On en conclut qu'on peut occasionnellement utiliser le langage épicène (mais c'est souvent au prix de certaines contorsions) et, dans la règle, en rester au traditionnel masculin inclusif sans scrupule idéologique déplacé.

Les noms de métier

Nos auteures (eh oui!) admettent en revanche sans difficulté la féminisation des noms de métier, renvoyant à un décret de juin 1993 de la Fédération Wallonie-Bruxelles. Plus près de nous, nous avons trouvé dans les documents de l'Etat de Vaud une liste officielle des noms de métier au masculin et au féminin, riche de 2'000 dénominations, chacune à double.

Malgré quelques préventions, nous devons admettre que l'exercice est possible sans difficulté dans l'immense majorité des cas, où le recteur devient la rectrice et le facteur, la factrice. Ailleurs, il faut s'habituer l'œil à l'adjonction d'un -e à certains substantifs, mais pourquoi pas la soldate ou l'adjudante, voire l'artilleuse et l'assesseuse. Nous avons plus de peine quand le masculin est chargé d'une forte signification ou d'une longue tradition, dans le cas de la pasteure (mais la pastourelle ferait trop bergerie du XVIIIe) ou de la professeure. La marine (heureusement que le Pays de Vaud ne s'étend pas jusqu'à la mer…) et la camelote nous font sourire. La prud'femme nous semble grotesque; au moins devrait-on écrire prude-femme. Nous sommes ecclésiastiquement perplexes devant la curée, féminin officiel vaudois du curé, et surpris de découvrir l'honorable profession de bourrelle, l'exécutrice des hautes oeuvres au côté du bourreau.
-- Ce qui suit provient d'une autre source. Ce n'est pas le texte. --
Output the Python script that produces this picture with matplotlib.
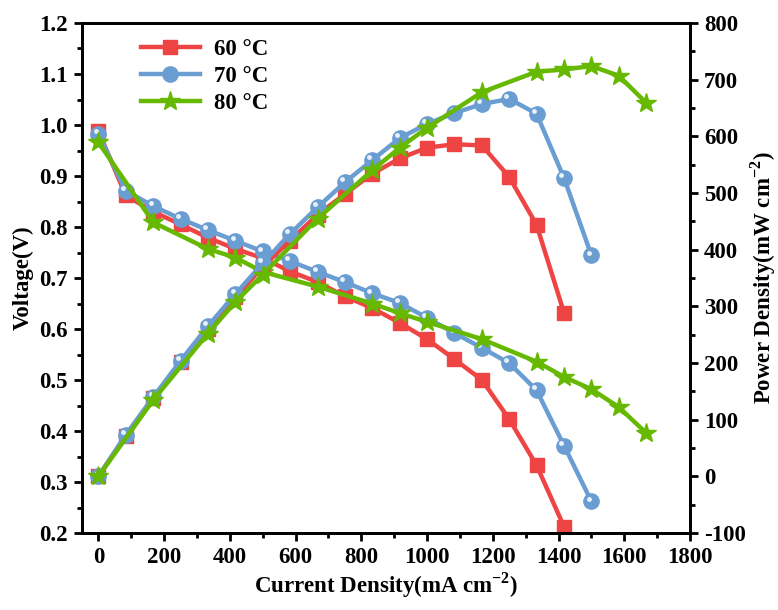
import matplotlib
matplotlib.use('Agg')
import matplotlib.pyplot as plt
import matplotlib.transforms as mtransforms
from matplotlib.ticker import MultipleLocator

plt.rcParams['font.family'] = 'Liberation Serif'
plt.rcParams['font.weight'] = 'bold'
plt.rcParams['mathtext.fontset'] = 'custom'
plt.rcParams['mathtext.rm'] = 'Liberation Serif:bold'
plt.rcParams['mathtext.bf'] = 'Liberation Serif:bold'
plt.rcParams['axes.unicode_minus'] = False

RED = '#EE4444'; BLUE = '#6A9ED2'; GREEN = '#66B800'

# ── data ──────────────────────────────────────────────────────────
i_60 = [0, 83, 167, 250, 333, 417, 500, 583, 667, 750, 833, 917, 1000, 1083, 1167, 1250, 1333, 1417]
v_60 = [0.988, 0.862, 0.830, 0.805, 0.779, 0.757, 0.739, 0.713, 0.692, 0.664, 0.641, 0.612,
        0.580, 0.541, 0.500, 0.423, 0.333, 0.212]
p_60 = [0, 72, 139, 201, 260, 316, 370, 416, 462, 498, 534, 561, 580, 586, 584, 528, 444, 288]

i_70 = [0, 83, 167, 250, 333, 417, 500, 583, 667, 750, 833, 917, 1000, 1083, 1167, 1250, 1333, 1417, 1500]
v_70 = [0.982, 0.871, 0.841, 0.816, 0.794, 0.773, 0.752, 0.733, 0.712, 0.692, 0.670, 0.651,
        0.622, 0.592, 0.563, 0.533, 0.480, 0.371, 0.262]
p_70 = [0, 73, 140, 204, 265, 322, 376, 428, 475, 519, 558, 597, 622, 641, 657, 666, 640, 526, 390]

i_80 = [0, 167, 333, 417, 500, 667, 833, 917, 1000, 1167, 1333, 1417, 1500, 1583, 1667]
v_80 = [0.966, 0.809, 0.757, 0.740, 0.712, 0.683, 0.650, 0.631, 0.614, 0.580, 0.536, 0.506,
        0.482, 0.447, 0.396]
p_80 = [0, 135, 252, 308, 356, 455, 540, 580, 615, 678, 714, 718, 724, 707, 659]

labels = ['60 °C', '70 °C', '80 °C']

fig = plt.figure(figsize=(7.78, 6.10), dpi=100)
ax = fig.add_axes([0.1054, 0.1262, 0.7815, 0.8361])
ax2 = ax.twinx()

def draw(a, x, y, legend=True):
    kw = dict(lw=3.2)
    a.plot(x[0], y[0], color=RED, marker='s', ms=10, mec=RED, label=labels[0] if legend else None, **kw)
    a.plot(x[1], y[1], color=BLUE, marker='o', ms=11, mec=BLUE, label=labels[1] if legend else None, **kw)
    # little highlight on the spheres
    off = mtransforms.offset_copy(a.transData, fig=fig, x=-2, y=2, units='points')
    a.plot(x[1], y[1], ls='none', marker='o', ms=3.5, mfc='#E8F1FA', mec='none', transform=off)
    a.plot(x[2], y[2], color=GREEN, marker='*', ms=15, mec=GREEN, label=labels[2] if legend else None, **kw)

draw(ax, [i_60, i_70, i_80], [v_60, v_70, v_80])
draw(ax2, [i_60, i_70, i_80], [p_60, p_70, p_80], legend=False)

ax.set_xlim(-50, 1800)
ax.set_ylim(0.2, 1.2)
ax2.set_ylim(-100, 800)
ax.xaxis.set_major_locator(MultipleLocator(200))
ax.xaxis.set_minor_locator(MultipleLocator(100))
ax.yaxis.set_major_locator(MultipleLocator(0.1))
ax.yaxis.set_minor_locator(MultipleLocator(0.05))
ax2.yaxis.set_major_locator(MultipleLocator(100))
ax2.yaxis.set_minor_locator(MultipleLocator(50))

for a in (ax, ax2):
    for s in a.spines.values():
        s.set_linewidth(2.0)
    a.tick_params(which='major', direction='out', length=6, width=2, labelsize=16.5, pad=4)
    a.tick_params(which='minor', direction='out', length=3.5, width=2)
ax.tick_params(axis='y', which='both', right=False)
ax.tick_params(axis='x', which='both', top=False)

ax.set_xlabel(r'Current Density(mA cm$^{\mathbf{-2}}$)', fontsize=16.5, fontweight='bold', labelpad=2)
ax.set_ylabel('Voltage(V)', fontsize=16.5, fontweight='bold', labelpad=4)
ax2.set_ylabel(r'Power Density(mW cm$^{\mathbf{-2}}$)', fontsize=16.5, fontweight='bold', labelpad=2)

ax.legend(loc='upper left', bbox_to_anchor=(0.07, 1.0), frameon=False, fontsize=16.5,
          handlelength=2.6, handletextpad=0.6, labelspacing=0.25, borderaxespad=0.3)

fig.savefig('out.png', dpi=100, facecolor='white')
Enfin, nous ne parvenons pas à nous incliner devant la cheffe; le vocable a quelque chose de flasque, d'avachi, de ramolli comme la chiffe molle, qui interdit le respect; surtout, on perd le sens originel et fort du mot: la tête. Mme Keller-Sutter est assurément le chef de son département. Et si Mme Gorrite, cet été, coiffe sa blondeur d'un chapeau de paille, sera-ce un couvre-cheffe?

Féminisons donc, mais avec goût. Le charme ultime de la grammaire réside dans ses exceptions: laissons-en subsister quelques-unes dans le gynécée des métiers d'aujourd'hui.

Note:

Le problème du français inclusif, c’est qu’il ressemble à une chaussure avec un caillou incorporé. Vous pouvez la roder tant que vous voulez, le caillou, lui, ne va jamais se ramollir. En l’occurrence, le caillou, c’est le rappel constant de la guerre des sexes.